Reorganisation of wards has added to confusion

Election to Bhubaneswar Municipal Corporation (BMC) came to end, but not without its shares of confusions and minor violence on Wednesday. Utter confusion prevailed in different wards where many people had a difficult time to locate the polling booth. Usually, a day before election, supporters of candidates distribute voting slips which gives prior information about their serial number as well as booth. However, candidates have not reached out to all candidates. The left out voters had no idea where to go.

Reorganisation of BMC wards this election had added to the confusion. The wards had been increased from 60 to 67. During the day, names of many people were showing in Assembly electoral roll, the same was missing in the list meant for BMC election. Around 5 to 10 persons could not cast their votes in BJB Nagar area.

“I have my voter identity card. But there is no mechanism in place for informing people about their booth and serial number,” said Piyush Ranjan Rout, a voter in Ward Number 46.

“We admit there were confusions. Many voters were checking their names in latest electoral roll being updated continuously by Chief Electoral Officer. But we went by referral voter list of July 2013,” said Election officer-cum-additional district magistrate Manoj Kumar Patnaik.

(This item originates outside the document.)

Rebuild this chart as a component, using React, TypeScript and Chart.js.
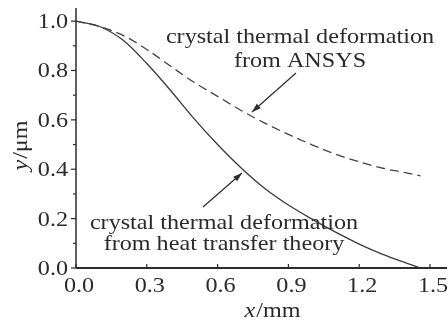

Similarly, on January 6, Biju Patnaik University of Technology (BPUT) issued a notification that all its constituent colleges in Bhubaneswar would remain closed. Ironically, most of colleges are situated outside BMC jurisdiction. So these colleges due to their locations outside BMC area remained opened. It was alleged that many students could not vote as they had to attend their practical classes.

Similarly, chaos prevailed in booths in Ekamra College in Sundarpada area and Biju Patnaik College Jayadev Vihar where a voter complained that vote had already been cast in her name by the time they reached booth. As it threatened to snowball into a major controversy, police acted swiftly and vacated the place. Voting was stopped for a few minutes. Normalcy returned after aggrieved voters were assured of the opportunity of being heard.

In Kharavela Nagar area, two groups fought a pitched battle over trivial issues. Police had to resort to mild lathi charge to disperse trouble mongers. Later Deputy Commissioner of Police Nitinjeet Singh said the two groups had old rivalry and came to blows during voting.